It was in the name of consumers such as Karlie Johanson that the federal government and a phalanx of state attorneys general spent four years battling Microsoft Corp. in a landmark antitrust lawsuit.
But as Johanson wandered the crowded aisles of Fry's Electronics in Woodland Hills, the 24-year-old student teacher echoed the sentiments of countless other computer users by discounting the effects of a settlement approved Friday by a U.S. District Court judge.
"The whole thing seems like such a joke, a waste of time and our tax dollars," she said, picking up a copy of Microsoft's Encarta, the only encyclopedia program stocked at the store.
Shrugging her shoulders, she dropped the box into her cart.
"Microsoft's everywhere, aren't they?" she asked. "Why even bother trying to fight it?"
Johanson's resignation is hardly surprising, given the complexities of a case that employed hundreds of lawyers, cost millions of dollars and dwelt on the technical arcana of Microsoft's flagship Windows operating system.
Despite warnings from the government and Microsoft's rivals that the Redmond, Wash., software giant was using its monopoly power to stifle innovation and competition, the legal struggle has failed to resonate for most consumers.
And the reason is simple: All they have seen in the years since Microsoft was taken to court is better gadgetry at lower prices.
"It's not like the health-care industry, where their insurance premiums and prescription costs are always going up," said Stan Liebowitz, professor of managerial economics at the University of Texas at Dallas, and co-author of "Winners, Losers & Microsoft."
"This is an industry," he added, "where everything's been getting cheaper, where the products are getting more powerful, and the leader of it all is supposed to be a big, bad monopoly doing big, bad things."
For example, it was the aggressive way Microsoft took over the Internet browser market from Netscape Communications in the mid-1990s that brought the software maker's business tactics to wide public attention and helped prompt the initial lawsuit in 1998.
Yet Internet browsers can do more than ever and are still largely free.
Many consumer advocates still fear that Microsoft will use its overwhelming market power -- Windows powers more than 90% of all personal computers -- to dominate home entertainment, mobile computing and business technology.
Other experts believe that Microsoft faces more competition than ever in these areas. None of this was addressed directly in Friday's ruling by U.S. District Judge Colleen Kollar-Kotelly.
During the court fight, all sides portrayed themselves as the consumer's proxy.

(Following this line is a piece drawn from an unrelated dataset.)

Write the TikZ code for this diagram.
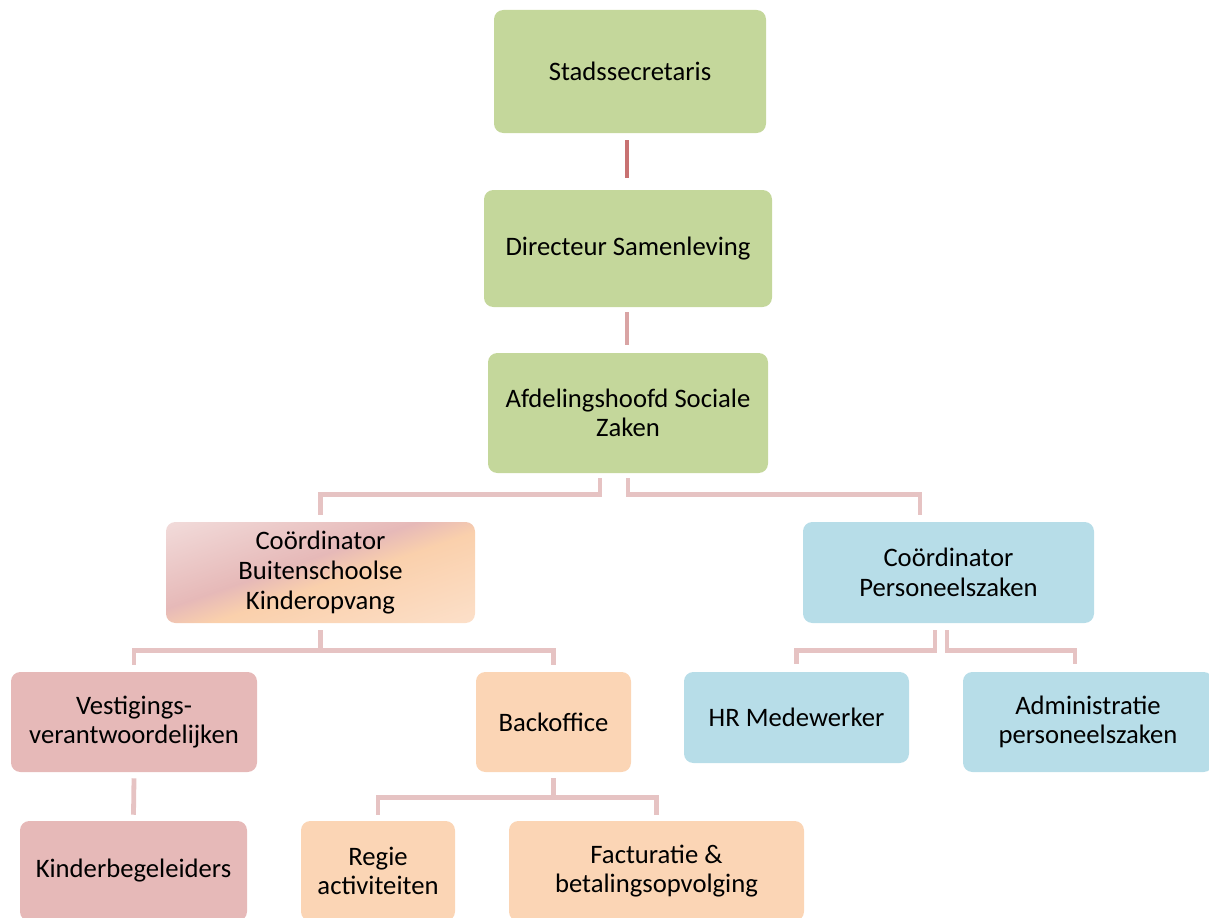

The Justice Department and the state attorneys general said they sued Microsoft to protect technological innovation and keep prices low.
Microsoft said it could not be constrained by antiquated laws if it hoped to satisfy needs not yet even imagined by the average computer user.
The settlement -- hammered out last year between Microsoft, the Justice Department and nine states -- attempts to balance those goals by requiring Microsoft to share more technical information with other software makers and by allowing customers to disable some Microsoft programs within Windows.
Still, most consumers have no idea what the settlement really means for them.
"It's like asking someone at the turn of the 19th century, who only rides a horse, what he thinks the impact of the automobile will have on his life," said Jonathan Gaw, an e-commerce and Internet analyst with the research firm IDC.
Friday's ruling was widely interpreted as a victory for Microsoft. Kollar-Kotelly rejected many of the harsher remedies proposed by a group of state attorneys general who had balked at the negotiated settlement.
That's a sobering thought, even for Microsoft fans such as Neal Lavine of Burbank, who works for a company that tests new television shows before live audiences.
Microsoft's products "are excellent, but I just wish there was more competition out there," said Lavine, 44, while shopping at an Apple Store in the Glendale Galleria. "If there is no competition, the prices stay high."
In her ruling, the judge acknowledged that Microsoft had often taken a "paternalistic view" toward consumers, but she agreed with the software firm that most of the states' proposals went beyond the company's misdeeds and would mostly benefit its competitors.
Dozens of consumer-plaintiff lawsuits could still address subjects left out of Kollar-Kotelly's ruling.
"Microsoft is not out of the woods by any means," said Richard Grossman, a San Francisco-based attorney who is lead counsel for a consolidated consumer-plaintiff case set for trial Feb. 3.
At the Gateway Country store in Glendale, few people, if any, seemed to care about the ruling's details. Some had already relegated the Microsoft case to yesterday's headlines.
Barbara Warren was standing outside the store, struggling to carry a bulky computer, when told that the judge's decision looked to favor Microsoft.
"I use their products and they are very good," said Warren, who lives in Palmdale. "That's just fine with me that they won."